Выбрать главу

Минула половина ночи. Темный мрак сине брезжил в лунном свете. Давно затих снегопад. Елизавета беспокойно завозилась на кровати, откинула одеяло, спустила ноги и, вытянув руки вперед, шаря по стене, пошла по холодному полу, шлепая босыми ступнями и путаясь в длинной рубахе. Нашарив дверь, старуха дернула на себя ручку, чтобы дверь отошла, если она примерзла, и, толкнув ее ногою, вышла в ночь. Ледяной воздух так и прильнул к телу, дрожью пробежал по всем внутренностям. Елизавета как ни в чем не бывало нащупала босой ногой холодные ступени, спустилась на мерзлую землю. Ей бы оставалось только сделать свое несложное дело и вернуться тем же знакомым путем в нагретую постель, но то ли она хотела выглянуть из темной, хоть выколи глаза, ограды на блистающую снегом улицу, то ли хотела проверить, заперты ли ворота, или еще чего, во всяком случае, она двинулась, натыкаясь на старые доски и разную утварь, и, широко вылупив глаза, старалась рассмотреть, куда ступает. Мороз начинал щипать пальцы ног, и Елизавета заторопилась, почти побежала вдоль ограды, улыбаясь и приговаривая:

— Сейчас, сей-час, я быстрехонько…

Но она, не найдя ворот, пробежала их, остановилась и снова, вытянув руки и спотыкаясь, пошла искать:

— Я быстрехонько, а то сердце мое разорвется… Я быстрехонько…

И опять не могла нашарить ворота. Сколько времени шалаборилась старуха по ограде, неизвестно, она заходила то в старый, открытый настежь хлев, то в курятник, то в уборную и никак не могла найти то, что нужно. Под конец Елизавета так закружилась, что потеряла и крыльцо, и дверь в избу. Полностью окоченев и перемерзнув, она прижалась к заиндевевшим доскам и запричитала:

— Хо-оть бы помереть! По-омереть бы… И пошто живу-у?
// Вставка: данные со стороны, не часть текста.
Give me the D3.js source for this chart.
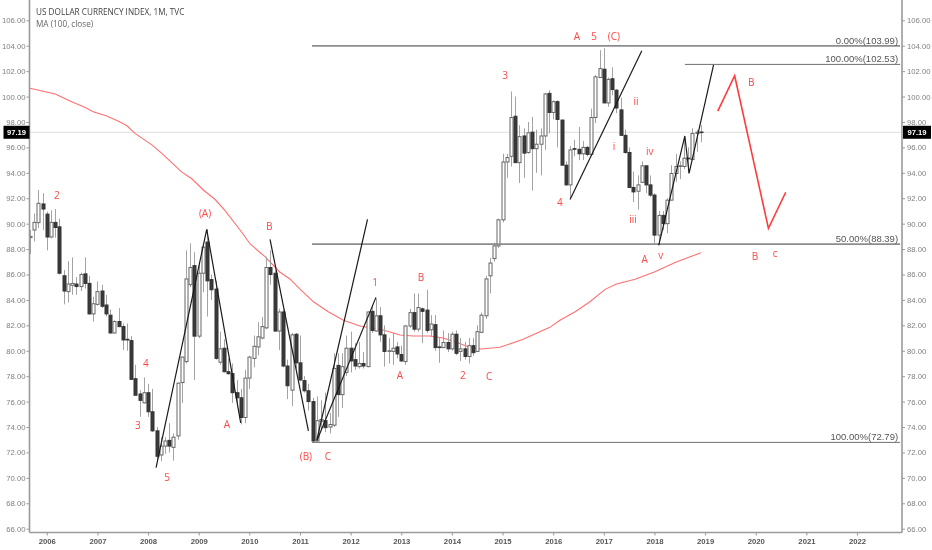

На счастье Елизаветино, Марфа, выходившая во двор каждые полчаса, чтобы не проглядеть растел своей коровы, услышала стоны и странные звуки. Прибавив побольше огня в закопченном фонаре и потуже завязав шаль, Марфа, не раздумывая, выбежала на улицу, прохрустела валенками по сугробу и, прижав ухо к старухиным воротам, прислушалась. Звуки повторились, Марфа постучала кулаком.

— Елизавета, Елизавета!

Но Елизавета только мычала. Она присела на корточки, съежилась, втянула в плечи растрепанную простоволосую голову и не могла вымолвить ни слова. Слезы текли по побелевшим щекам. Она слышала, как Марфа, заохав, побежала в свою избу, как муж ее Николай, ругаясь, ломал топором запор на ограде, она понимала и чувствовала, как несли ее в охапке в избу и как Марфа, беспрерывно что-то говоря, растирала бесчувственные ноги водкой. До утра Елизавета не сомкнула глаз. Ноющая и нестерпимая боль жгла все тело. Марфа то и дело заходила в избу, что-то говорила и снова уходила, впуская с мороза белые клубы и топая на крылечке.

На следующий день утром пришла молоденькая врач, осмотрела Елизавету, ощупала и сказала, что ступни ног обморожены, а так организм крепкий и даже простуды нет никакой. «Хоть бы помереть…» — подумала старуха и ничего не сказала, не пожаловалась ни единым словом, только грустно посмотрела на белокурую девушку, на розовеющие щеки и вяло улыбнулась.

— У вас есть кто, чтобы ухаживать за вами? Или, может, лечь в больницу?

— Никуды не пойду, — отрезала Елизавета, а потом добавила: — Ты на старуху зря время не трать. Не трать зря время.

Так и пролежала Елизавета две недели. Приходила Марфа, топила печь, приносила что-нибудь поесть и убегала по своим делам. Раза три приходила свеженькая врачиха и меняла повязки на ногах, мазала каким-то лекарством, заставляла измерять температуру и принимать таблетки. Елизавета морщилась, молчала, кое-как делала то, что ей велели, и все остальное время беззвучно лежала, глядя в потолок. Никогда избушку не навещали так часто, как в эти две недели. Но, казалось, Елизавета не любила эти посещения, смотрела на всех туманными глазами, вздрагивала от громких разговоров или вовсе не замечала: кто в ее избе? зачем пришел? что сказал? Особенно ей не нравились школьники, которые приходили колоть дрова. Они шумно врывались в тихую избенку, шептались, смеялись, кормя кур, задавали какие-то вопросы, суетились, а потом долго шумели, стучали и хохотали во дворе.